Alkali Line Profiles in Ultracool White Dwarfs

TL;DR

This paper develops advanced atmosphere models for ultracool white dwarfs, focusing on alkali line profiles, revealing the importance of He-rich atmospheres and the need for improved line broadening calculations at high densities.

Contribution

It introduces improved line shape models for Na I and K I resonance lines in ultracool white dwarf atmospheres, highlighting the necessity of He-rich compositions and advanced density treatments.

Findings

He-rich atmospheres are required to explain observed spectra.

Current models underestimate absorption in the far wings of lines.

Full adiabatic profiles show good agreement with observed line shapes.

Abstract

We present PHOENIX atmosphere models for metal-rich cool white dwarfs using improved line shapes for the Na I and K I resonance doublets. Profiles for collisional broadening due to H2 and He based on the adiabatic representation show strong deviations from Van der Waals interaction at short distances. Comparison with observed spectra that show extremely broadened Na I lines indicates that a He-rich atmospheric composition is required to explain the line strengths and spectral energy distributions. Our current synthetic spectra, using an expansion in powers of density to the third order optimised for brown dwarf atmosphere conditions, significantly underestimate the observed absorption in the far wings, even predicting smaller total line strength than a Lorentzian profile. This is due to the handling of multiple perturber interactions becoming inadequate for the extreme densities of the coolest white dwarfs. The density expansion would have to be extended at least to the 7th order for an accurate treatment of such conditions and might break down altogether in the densest objects.
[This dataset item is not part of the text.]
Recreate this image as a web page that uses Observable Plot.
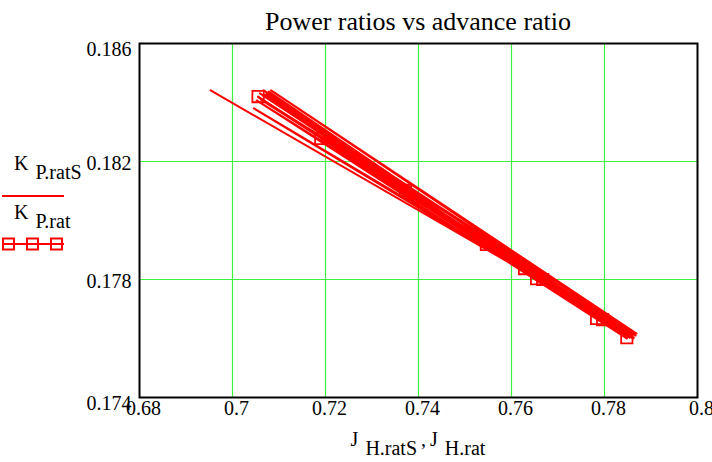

The results of a direct calculation of the unified profile should therefore be used for model atmospheres of cool metal-rich white dwarfs. Qualitative comparison of the full adiabatic profile to the spectrum of WD2356-209 indicates good agreement with the observed line shape. Observations of the coolest white dwarfs may therefore serve as a laboratory for testing the physics of the deeper atmospheres and interiors of brown dwarfs and giant planets.